IT + CE
Challenges looming for Foxconn IIoT arm after going public
Ninelu Tu, Taipei; Willis Ke, DIGITIMES

Amid speculations on reasons behind the recent speedy regulatory approval of Foxconn Industrial Internet's (FII) initial public offering (IPO) in China, it remains unclear to outsiders what role FII wil play in the Foxconn Group's industrial IoT (IIoT) platform.

In a short statement issued earlier, Foxcoon simply indicated that the FII's IPO move is mainly designed to help accelerate its transformation into an IIoT enterprise group driven by big data, AI (artificial intelligence) and robot applications. Nevertheless, what business operations FII will undertake after going public remains quite blurry.

Public information shows that FII now directly and indirectly holds stakes in as many as 60 subsidiaries of Foxconn, including Henan Yuzhan Precision Technology, Zengzhou Futaihua Precision Electronics, and ShanXi Yuding Precision Technology, mostly engaged in high-precision metal components and high precision, high molecular polymer components. In addition, it has also incorporated some business operations originally associated with network communications and datacenters. Accordingly, some observers think FII will remain a manufacturing-centric unit of Foxconn.

Political maneuver?

But if FII is simply a manufacturing entity, it seems unreasonable for China Securities Regulatory Commission (CSRC) to issue a green light to FII's IPO in only 36 days after the application was filed, as traditional manufacturing industries are no longer targeted by China government for further development. Apparently, FII must have zeroed in on industrial and market segments that China is eager to develop with policy support.

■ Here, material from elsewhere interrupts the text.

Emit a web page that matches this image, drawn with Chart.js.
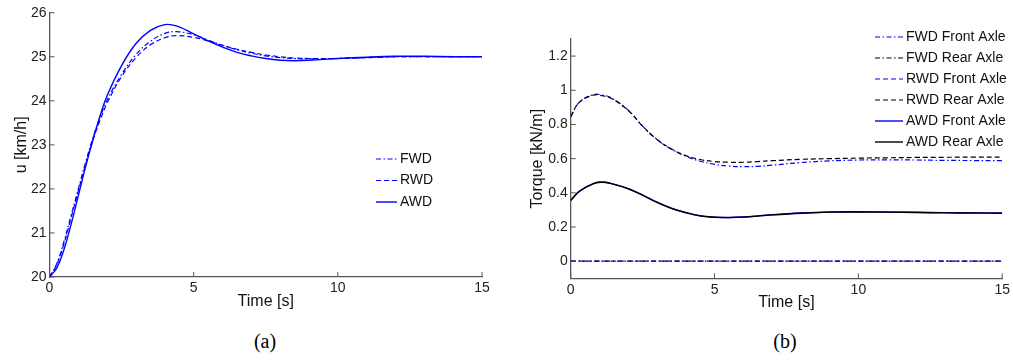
<!DOCTYPE html>
<html>
<head>
<meta charset="utf-8">
<script src="https://cdn.jsdelivr.net/npm/chart.js@4.4.1/dist/chart.umd.min.js"></script>
<style>
  body { margin: 0; background: #fff; width: 1013px; height: 360px; overflow: hidden; position: relative; }
  #wrapA { position: absolute; left: 0; top: 0; width: 506px; height: 320px; }
  #wrapB { position: absolute; left: 506px; top: 0; width: 507px; height: 320px; }
  .cap { position: absolute; top: 330px; width: 60px; text-align: center; line-height: 24px;
         font: 20px "Liberation Serif", "Times New Roman", serif; color: #000; }
</style>
</head>
<body>
<div id="wrapA"><canvas id="speedChart" width="506" height="320"></canvas></div>
<div id="wrapB"><canvas id="torqueChart" width="507" height="320"></canvas></div>
<div class="cap" style="left:235px">(a)</div>
<div class="cap" style="left:755px">(b)</div>
<script>
// (a) vehicle speed response
const speedTime = [0, 0.25, 0.5, 0.75, 1, 1.25, 1.5, 1.75, 2, 2.5, 3, 3.5, 4, 4.4, 5, 5.5, 6, 6.5, 7, 7.5, 8, 8.5, 9, 10, 11, 12, 13, 14, 15];
const fwdSpeed = [20, 20.3, 20.8, 21.4, 22.0, 22.6, 23.15, 23.62, 24.02, 24.6, 25.05, 25.35, 25.53, 25.57, 25.5, 25.38, 25.26, 25.16, 25.08, 25.02, 24.98, 24.96, 24.95, 24.96, 24.98, 25.0, 25.0, 25.0, 25.0];
const rwdSpeed = [20, 20.28, 20.75, 21.35, 21.95, 22.55, 23.1, 23.55, 23.95, 24.55, 24.98, 25.27, 25.43, 25.48, 25.44, 25.36, 25.26, 25.17, 25.1, 25.04, 25.0, 24.97, 24.96, 24.96, 24.98, 25.0, 25.0, 25.0, 25.0];
const awdSpeed = [20, 20.2, 20.62, 21.2, 21.85, 22.5, 23.1, 23.65, 24.12, 24.8, 25.3, 25.6, 25.73, 25.7, 25.52, 25.36, 25.22, 25.1, 25.02, 24.96, 24.92, 24.91, 24.92, 24.96, 24.99, 25.01, 25.01, 25.0, 25.0];
const speedTicks = [20, 21, 22, 23, 24, 25, 26];

// (b) axle torques
const torqueTime = [0, 0.3, 0.8, 1.1, 1.4, 2, 2.5, 3, 3.5, 4, 4.5, 5, 5.5, 6, 6.5, 7, 8, 9, 10, 11, 12, 13, 14, 15];
const fwdFrontTorque = [0.845, 0.93, 0.975, 0.972, 0.957, 0.884, 0.79, 0.712, 0.655, 0.615, 0.585, 0.567, 0.557, 0.553, 0.555, 0.562, 0.577, 0.587, 0.592, 0.593, 0.592, 0.59, 0.589, 0.589];
const rwdRearTorque = [0.845, 0.93, 0.972, 0.968, 0.953, 0.882, 0.79, 0.712, 0.657, 0.618, 0.595, 0.583, 0.579, 0.579, 0.583, 0.588, 0.596, 0.6, 0.603, 0.605, 0.607, 0.608, 0.609, 0.609];
const awdFrontTorque = [0.357, 0.41, 0.455, 0.463, 0.455, 0.425, 0.387, 0.345, 0.31, 0.285, 0.266, 0.258, 0.256, 0.259, 0.265, 0.272, 0.282, 0.288, 0.289, 0.288, 0.286, 0.284, 0.283, 0.282];
const awdRearTorque = [0.355, 0.408, 0.454, 0.462, 0.454, 0.424, 0.386, 0.344, 0.309, 0.284, 0.265, 0.257, 0.255, 0.258, 0.264, 0.271, 0.281, 0.287, 0.288, 0.287, 0.285, 0.283, 0.282, 0.281];
const zeroTime = [0, 15];
const fwdRearTorque = [0, 0];
const rwdFrontTorque = [0, 0];
const torqueTicks = [0, 0.2, 0.4, 0.6, 0.8, 1, 1.2];
const torqueTickLabels = ['0', '0.2', '0.4', '0.6', '0.8', '1', '1.2'];
const timeTicks = [0, 5, 10, 15];

const FONT = '"Liberation Sans", Arial, Helvetica, sans-serif';
const DASH_DOT = [5, 2.5, 1.5, 2.5];
const DASHED = [5, 3];
const BLUE = '#0000ff';
const BLACK = '#000000';
const AXIS = '#555555';

function pts(xs, ys) {
    return xs.map((x, i) => ({ x: x, y: ys[i] }));
}

// order: lower number is painted on top
function line(label, xs, ys, color, dash, width, order) {
    return {
        label: label,
        data: pts(xs, ys),
        borderColor: color,
        borderDash: dash,
        borderWidth: width,
        pointRadius: 0,
        fill: false,
        tension: 0.4,
        order: order
    };
}

// MATLAB style ticks pointing into the plot
const inwardTicks = {
    id: 'inwardTicks',
    afterDatasetsDraw(chart) {
        const { ctx, chartArea, scales } = chart;
        ctx.save();
        ctx.setLineDash([]);
        ctx.strokeStyle = AXIS;
        ctx.lineWidth = 1;
        scales.x.ticks.forEach(t => {
            const px = scales.x.getPixelForValue(t.value);
            ctx.beginPath();
            ctx.moveTo(px, chartArea.bottom);
            ctx.lineTo(px, chartArea.bottom - 5);
            ctx.stroke();
        });
        scales.y.ticks.forEach(t => {
            const py = scales.y.getPixelForValue(t.value);
            ctx.beginPath();
            ctx.moveTo(chartArea.left, py);
            ctx.lineTo(chartArea.left + 5, py);
            ctx.stroke();
        });
        ctx.restore();
    }
};

// legend drawn with the datasets' own line styles
const lineLegend = {
    id: 'lineLegend',
    afterDraw(chart, args, opts) {
        const ctx = chart.ctx;
        ctx.save();
        ctx.font = opts.fontSize + 'px ' + FONT;
        ctx.fillStyle = '#111';
        ctx.textBaseline = 'middle';
        ctx.textAlign = 'left';
        chart.data.datasets.forEach((ds, row) => {
            const y = opts.y + row * opts.rowH;
            ctx.strokeStyle = ds.borderColor;
            ctx.lineWidth = ds.borderWidth;
            ctx.setLineDash(ds.borderDash || []);
            ctx.beginPath();
            ctx.moveTo(opts.x, y);
            ctx.lineTo(opts.x + opts.len, y);
            ctx.stroke();
            ctx.setLineDash([]);
            ctx.fillText(ds.label, opts.x + opts.len + 3, y);
        });
        ctx.restore();
    }
};

function axisOptions(min, max, title, fixedTicks, labels, tickSize, titlePad, fitSize, horizontal) {
    return {
        type: 'linear',
        min: min,
        max: max,
        grid: { display: false, drawTicks: false },
        border: { display: true, color: AXIS, width: 1.3 },
        ticks: {
            color: '#222',
            font: { family: FONT, size: tickSize },
            padding: 3,
            autoSkip: false,
            maxRotation: 0,
            callback: function (v) {
                const i = fixedTicks.indexOf(v);
                return i >= 0 ? labels[i] : '';
            }
        },
        title: {
            display: true,
            text: title,
            color: '#111',
            font: { family: FONT, size: 16 },
            padding: titlePad
        },
        afterBuildTicks: function (scale) {
            scale.ticks = fixedTicks.map(v => ({ value: v }));
        },
        afterFit: function (scale) {
            if (horizontal) scale.height = fitSize; else scale.width = fitSize;
        }
    };
}

Chart.defaults.font.family = FONT;

// ---- chart (a)
new Chart(document.getElementById('speedChart'), {
    type: 'line',
    data: {
        datasets: [
            line('FWD', speedTime, fwdSpeed, BLUE, DASH_DOT, 1.2, 2),
            line('RWD', speedTime, rwdSpeed, BLUE, DASHED, 1.2, 1),
            line('AWD', speedTime, awdSpeed, BLUE, [], 1.4, 0)
        ]
    },
    options: {
        responsive: false,
        animation: false,
        devicePixelRatio: 1,
        layout: { padding: { left: 0, top: 12.7, right: 24, bottom: 0 } },
        scales: {
            x: axisOptions(0, 15, 'Time [s]', timeTicks, timeTicks.map(String), 14, { top: 0, bottom: 8.4 }, 43, true),
            y: axisOptions(20, 26, 'u [km/h]', speedTicks, speedTicks.map(String), 14, { top: 12, bottom: 0 }, 49.5, false)
        },
        plugins: {
            legend: { display: false },
            tooltip: { enabled: false },
            lineLegend: { x: 376, y: 159, rowH: 21.5, len: 21, fontSize: 14 }
        }
    },
    plugins: [inwardTicks, lineLegend]
});

// ---- chart (b)
new Chart(document.getElementById('torqueChart'), {
    type: 'line',
    data: {
        datasets: [
            line('FWD Front Axle', torqueTime, fwdFrontTorque, BLUE, DASH_DOT, 1.2, 4),
            line('FWD Rear Axle', zeroTime, fwdRearTorque, BLACK, DASH_DOT, 1.2, 5),
            line('RWD Front Axle', zeroTime, rwdFrontTorque, BLUE, DASHED, 1.2, 2),
            line('RWD Rear Axle', torqueTime, rwdRearTorque, BLACK, DASHED, 1.2, 3),
            line('AWD Front Axle', torqueTime, awdFrontTorque, BLUE, [], 1.4, 1),
            line('AWD Rear Axle', torqueTime, awdRearTorque, BLACK, [], 1.4, 0)
        ]
    },
    options: {
        responsive: false,
        animation: false,
        devicePixelRatio: 1,
        layout: { padding: { left: 0, top: 39, right: 10.3, bottom: 0 } },
        scales: {
            x: axisOptions(0, 15, 'Time [s]', timeTicks, timeTicks.map(String), 14, { top: 0, bottom: 7.4 }, 41.7, true),
            y: axisOptions(-0.1, 1.3, 'Torque [kN/m]', torqueTicks, torqueTickLabels, 14, { top: 22.4, bottom: 0 }, 64.7, false)
        },
        plugins: {
            legend: { display: false },
            tooltip: { enabled: false },
            lineLegend: { x: 369, y: 37, rowH: 21, len: 28, fontSize: 14 }
        }
    },
    plugins: [inwardTicks, lineLegend]
});
</script>
</body>
</html>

The quick green light could be interpreted as a political maneuver by China to win over Taiwan businesses, but it remains uncertain whether China would also quickly approve other Taiwan applicants' IPO bids. And of course, the big scale of FII's operations may have been a favorable factor.

Anothe likely factor is that FII's direction is in line with China's policies set to steer the nation's industrial development, and China sees FII's IPO as a part of its grand move to tightly integrate IIoT, big data, AI and real economy of the country.

But how to keep weaving a profitable business model appealing to investors by leveraging policy advantages will be a pressing task for FII after going public.

In realizing the development of IIoT applications in the absence of successful business models for the moment, how the Foxcoon Group will do to integrate its existing internal and external resources or further enhance its businesses through acquisitions will be a big challenge for Foxconn.